IMPORTANT NOTICE: in order to run HDFS tests you must:

  1. make sure that Pydoop is able to detect your Hadoop home and configuration directories. If auto-detection fails, try setting the HADOOP_HOME and HADOOP_CONF_DIR environment variables to the appropriate locations;

  2. since one of the test cases tests the connection to an HDFS instance with explicitly set host and port, if in your case these are different from, respectively, “localhost” and 9000 (8020 for package-based CDH), you must set the HDFS_HOST and HDFS_PORT environment variables accordingly;

  3. start HDFS:

    ${HADOOP_HOME}/bin/start-dfs.sh
  4. wait until HDFS exits from safe mode:

    ${HADOOP_HOME}/bin/hadoop dfsadmin -safemode wait

To run the unit tests, move to the test subdirectory and run as the cluster superuser (see below):

python all_tests.py

Superuser Privileges

The following HDFS tests may fail if not run by the cluster superuser: capacity, chown and used.
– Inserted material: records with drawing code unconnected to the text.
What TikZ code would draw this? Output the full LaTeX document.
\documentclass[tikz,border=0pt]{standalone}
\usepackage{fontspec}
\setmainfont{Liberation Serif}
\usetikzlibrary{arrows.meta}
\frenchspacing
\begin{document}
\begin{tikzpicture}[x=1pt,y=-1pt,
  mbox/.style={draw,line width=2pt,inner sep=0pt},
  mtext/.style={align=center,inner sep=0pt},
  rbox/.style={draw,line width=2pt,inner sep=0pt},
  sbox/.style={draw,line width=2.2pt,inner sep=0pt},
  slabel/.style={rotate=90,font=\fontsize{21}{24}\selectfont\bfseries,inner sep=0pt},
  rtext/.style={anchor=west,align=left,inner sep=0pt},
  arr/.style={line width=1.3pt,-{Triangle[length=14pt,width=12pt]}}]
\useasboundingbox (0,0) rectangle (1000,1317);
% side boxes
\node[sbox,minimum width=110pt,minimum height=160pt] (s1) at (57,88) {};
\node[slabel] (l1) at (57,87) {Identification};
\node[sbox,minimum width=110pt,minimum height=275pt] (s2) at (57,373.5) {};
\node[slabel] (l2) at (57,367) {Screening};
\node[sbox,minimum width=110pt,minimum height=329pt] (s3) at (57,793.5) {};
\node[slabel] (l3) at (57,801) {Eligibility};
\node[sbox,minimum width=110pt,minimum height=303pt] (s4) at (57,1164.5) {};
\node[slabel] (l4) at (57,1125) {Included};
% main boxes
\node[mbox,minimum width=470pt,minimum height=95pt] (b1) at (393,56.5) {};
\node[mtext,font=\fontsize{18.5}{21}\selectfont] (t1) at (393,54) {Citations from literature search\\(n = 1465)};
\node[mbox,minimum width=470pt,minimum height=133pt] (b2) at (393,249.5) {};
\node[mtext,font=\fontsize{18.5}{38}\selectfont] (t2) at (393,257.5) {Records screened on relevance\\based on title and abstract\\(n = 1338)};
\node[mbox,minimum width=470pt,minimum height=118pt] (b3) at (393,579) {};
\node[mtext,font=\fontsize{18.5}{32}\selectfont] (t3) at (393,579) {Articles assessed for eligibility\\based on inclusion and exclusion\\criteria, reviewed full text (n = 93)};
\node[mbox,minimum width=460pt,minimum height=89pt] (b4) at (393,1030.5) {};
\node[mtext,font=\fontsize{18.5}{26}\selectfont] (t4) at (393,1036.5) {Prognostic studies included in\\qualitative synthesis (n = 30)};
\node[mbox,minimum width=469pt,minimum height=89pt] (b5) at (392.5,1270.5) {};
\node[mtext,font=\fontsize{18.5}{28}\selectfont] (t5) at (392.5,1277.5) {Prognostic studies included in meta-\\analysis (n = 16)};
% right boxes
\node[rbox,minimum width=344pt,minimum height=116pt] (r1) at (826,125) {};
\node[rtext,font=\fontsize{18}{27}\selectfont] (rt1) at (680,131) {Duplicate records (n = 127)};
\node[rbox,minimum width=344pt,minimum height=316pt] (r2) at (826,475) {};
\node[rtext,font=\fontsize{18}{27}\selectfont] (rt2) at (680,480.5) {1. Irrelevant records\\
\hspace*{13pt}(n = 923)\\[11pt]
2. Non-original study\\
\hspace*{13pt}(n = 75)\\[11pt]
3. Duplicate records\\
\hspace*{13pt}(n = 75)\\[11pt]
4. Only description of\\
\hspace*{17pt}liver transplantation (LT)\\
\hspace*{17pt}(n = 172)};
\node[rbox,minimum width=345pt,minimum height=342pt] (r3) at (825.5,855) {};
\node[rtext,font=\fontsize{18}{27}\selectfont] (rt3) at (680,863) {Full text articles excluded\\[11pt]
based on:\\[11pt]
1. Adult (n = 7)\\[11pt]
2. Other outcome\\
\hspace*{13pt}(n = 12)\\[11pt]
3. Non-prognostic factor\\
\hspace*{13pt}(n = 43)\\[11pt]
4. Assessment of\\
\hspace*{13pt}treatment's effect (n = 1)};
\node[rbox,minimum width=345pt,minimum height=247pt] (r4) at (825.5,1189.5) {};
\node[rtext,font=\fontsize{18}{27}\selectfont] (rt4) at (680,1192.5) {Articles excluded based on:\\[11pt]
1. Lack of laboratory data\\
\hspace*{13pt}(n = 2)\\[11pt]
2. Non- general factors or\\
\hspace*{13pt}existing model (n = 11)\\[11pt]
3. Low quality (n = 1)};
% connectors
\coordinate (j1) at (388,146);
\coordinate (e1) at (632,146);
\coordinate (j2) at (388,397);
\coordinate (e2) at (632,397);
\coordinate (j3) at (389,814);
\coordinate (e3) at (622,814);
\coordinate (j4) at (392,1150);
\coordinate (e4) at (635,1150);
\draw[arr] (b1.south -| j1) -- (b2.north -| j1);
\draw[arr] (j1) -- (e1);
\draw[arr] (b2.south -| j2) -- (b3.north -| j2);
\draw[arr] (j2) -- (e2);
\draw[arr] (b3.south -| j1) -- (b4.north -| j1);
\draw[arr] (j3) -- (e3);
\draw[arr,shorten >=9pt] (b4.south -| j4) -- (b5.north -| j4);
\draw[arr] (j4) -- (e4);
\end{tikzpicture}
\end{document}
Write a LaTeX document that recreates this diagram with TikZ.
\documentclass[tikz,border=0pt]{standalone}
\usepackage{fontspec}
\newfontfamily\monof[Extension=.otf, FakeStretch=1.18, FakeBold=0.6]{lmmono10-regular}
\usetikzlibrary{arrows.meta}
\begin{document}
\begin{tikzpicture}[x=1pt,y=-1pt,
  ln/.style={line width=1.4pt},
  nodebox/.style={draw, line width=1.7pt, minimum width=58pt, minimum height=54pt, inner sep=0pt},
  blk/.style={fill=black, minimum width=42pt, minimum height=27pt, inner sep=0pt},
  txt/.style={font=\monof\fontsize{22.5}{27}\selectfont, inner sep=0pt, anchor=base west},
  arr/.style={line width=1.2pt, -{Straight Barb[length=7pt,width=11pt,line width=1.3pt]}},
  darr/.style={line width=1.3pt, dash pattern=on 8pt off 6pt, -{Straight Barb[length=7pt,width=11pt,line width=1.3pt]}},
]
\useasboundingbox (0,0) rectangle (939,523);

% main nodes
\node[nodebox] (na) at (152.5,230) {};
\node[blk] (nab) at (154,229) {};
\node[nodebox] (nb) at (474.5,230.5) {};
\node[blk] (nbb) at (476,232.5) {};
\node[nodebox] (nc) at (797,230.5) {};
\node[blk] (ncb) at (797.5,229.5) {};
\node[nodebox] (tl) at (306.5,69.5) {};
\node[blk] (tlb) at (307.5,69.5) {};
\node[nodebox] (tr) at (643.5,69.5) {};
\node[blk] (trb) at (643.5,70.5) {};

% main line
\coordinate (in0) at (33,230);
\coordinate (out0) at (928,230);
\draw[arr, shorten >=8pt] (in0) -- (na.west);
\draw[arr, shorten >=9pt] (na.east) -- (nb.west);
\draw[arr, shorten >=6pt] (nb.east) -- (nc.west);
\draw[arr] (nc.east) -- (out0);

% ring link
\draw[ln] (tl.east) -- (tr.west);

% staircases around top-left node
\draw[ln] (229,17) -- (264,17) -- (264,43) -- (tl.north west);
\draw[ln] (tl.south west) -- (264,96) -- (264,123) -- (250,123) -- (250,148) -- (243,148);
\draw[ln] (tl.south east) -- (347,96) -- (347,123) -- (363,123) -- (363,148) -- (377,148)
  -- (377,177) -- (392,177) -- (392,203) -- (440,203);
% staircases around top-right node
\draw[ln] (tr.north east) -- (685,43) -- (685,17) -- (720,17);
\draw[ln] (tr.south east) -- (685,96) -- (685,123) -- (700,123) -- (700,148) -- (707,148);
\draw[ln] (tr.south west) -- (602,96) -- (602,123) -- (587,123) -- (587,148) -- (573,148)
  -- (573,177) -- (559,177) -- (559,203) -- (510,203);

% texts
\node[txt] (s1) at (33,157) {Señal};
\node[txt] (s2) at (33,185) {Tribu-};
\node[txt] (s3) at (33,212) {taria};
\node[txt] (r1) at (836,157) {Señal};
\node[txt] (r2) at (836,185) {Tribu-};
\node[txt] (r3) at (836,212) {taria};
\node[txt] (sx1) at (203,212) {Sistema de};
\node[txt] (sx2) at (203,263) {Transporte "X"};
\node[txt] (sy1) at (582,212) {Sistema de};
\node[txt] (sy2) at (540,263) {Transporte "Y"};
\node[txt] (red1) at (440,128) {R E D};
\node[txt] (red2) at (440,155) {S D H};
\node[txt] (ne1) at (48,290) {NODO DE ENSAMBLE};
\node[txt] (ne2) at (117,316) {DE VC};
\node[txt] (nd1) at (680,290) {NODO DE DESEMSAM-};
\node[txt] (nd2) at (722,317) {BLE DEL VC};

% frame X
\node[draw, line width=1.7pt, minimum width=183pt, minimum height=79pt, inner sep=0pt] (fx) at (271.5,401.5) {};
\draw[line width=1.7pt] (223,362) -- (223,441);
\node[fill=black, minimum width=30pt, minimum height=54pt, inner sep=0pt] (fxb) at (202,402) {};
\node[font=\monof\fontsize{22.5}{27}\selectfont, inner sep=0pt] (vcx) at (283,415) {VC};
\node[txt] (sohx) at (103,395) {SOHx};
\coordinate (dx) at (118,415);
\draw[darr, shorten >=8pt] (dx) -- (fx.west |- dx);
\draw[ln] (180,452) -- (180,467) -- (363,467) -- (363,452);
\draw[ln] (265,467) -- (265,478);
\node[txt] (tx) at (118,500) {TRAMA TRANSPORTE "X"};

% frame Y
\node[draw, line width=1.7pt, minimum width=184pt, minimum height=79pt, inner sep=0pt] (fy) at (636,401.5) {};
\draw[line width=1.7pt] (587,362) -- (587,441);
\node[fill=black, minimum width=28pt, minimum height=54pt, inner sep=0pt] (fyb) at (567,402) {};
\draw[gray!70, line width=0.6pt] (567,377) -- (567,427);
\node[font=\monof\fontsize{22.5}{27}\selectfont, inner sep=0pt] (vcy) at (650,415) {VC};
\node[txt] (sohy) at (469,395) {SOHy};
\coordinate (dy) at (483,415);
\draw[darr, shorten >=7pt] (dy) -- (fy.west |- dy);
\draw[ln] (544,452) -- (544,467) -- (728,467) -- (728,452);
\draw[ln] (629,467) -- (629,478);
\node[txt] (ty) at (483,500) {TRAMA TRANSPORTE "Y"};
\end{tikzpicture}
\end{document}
To get superuser privileges, you can either:

  • start the cluster with your own user account;
  • edit hdfs-site.xml in your configuration and set the dfs.permissions.supergroup property to one of your unix groups (type groups at the command prompt to see to which groups your account belongs), then restart the Hadoop daemons:
<property>
  <name>dfs.permissions.supergroup</name>
  <value>admin</value>
</property>

If you can’t acquire superuser privileges to run the tests, just keep in mind that the failures reported may be due to this reason.

Hadoop 2.2.0

In Hadoop 2.2.0 it is necessary to edit hdfs-site.xml and set dfs.namenode.fs-limits.min-block-size to a low value:

<property>
  <name>dfs.namenode.fs-limits.min-block-size</name>
  <value>512</value>
</property>

then restart Hadoop daemons.

Using Pydoop with YARN

Since Hadoop 2.* and CDH 4.* it is possible to run YARN, the next generation MapReduce framework. Using Pydoop with YARN does not require any further configuration – of course, you need a properly configured Hadoop cluster, see:

Footnotes

[1]To make Pydoop work with Python 2.6 you need to install the following additional modules: importlib and argparse.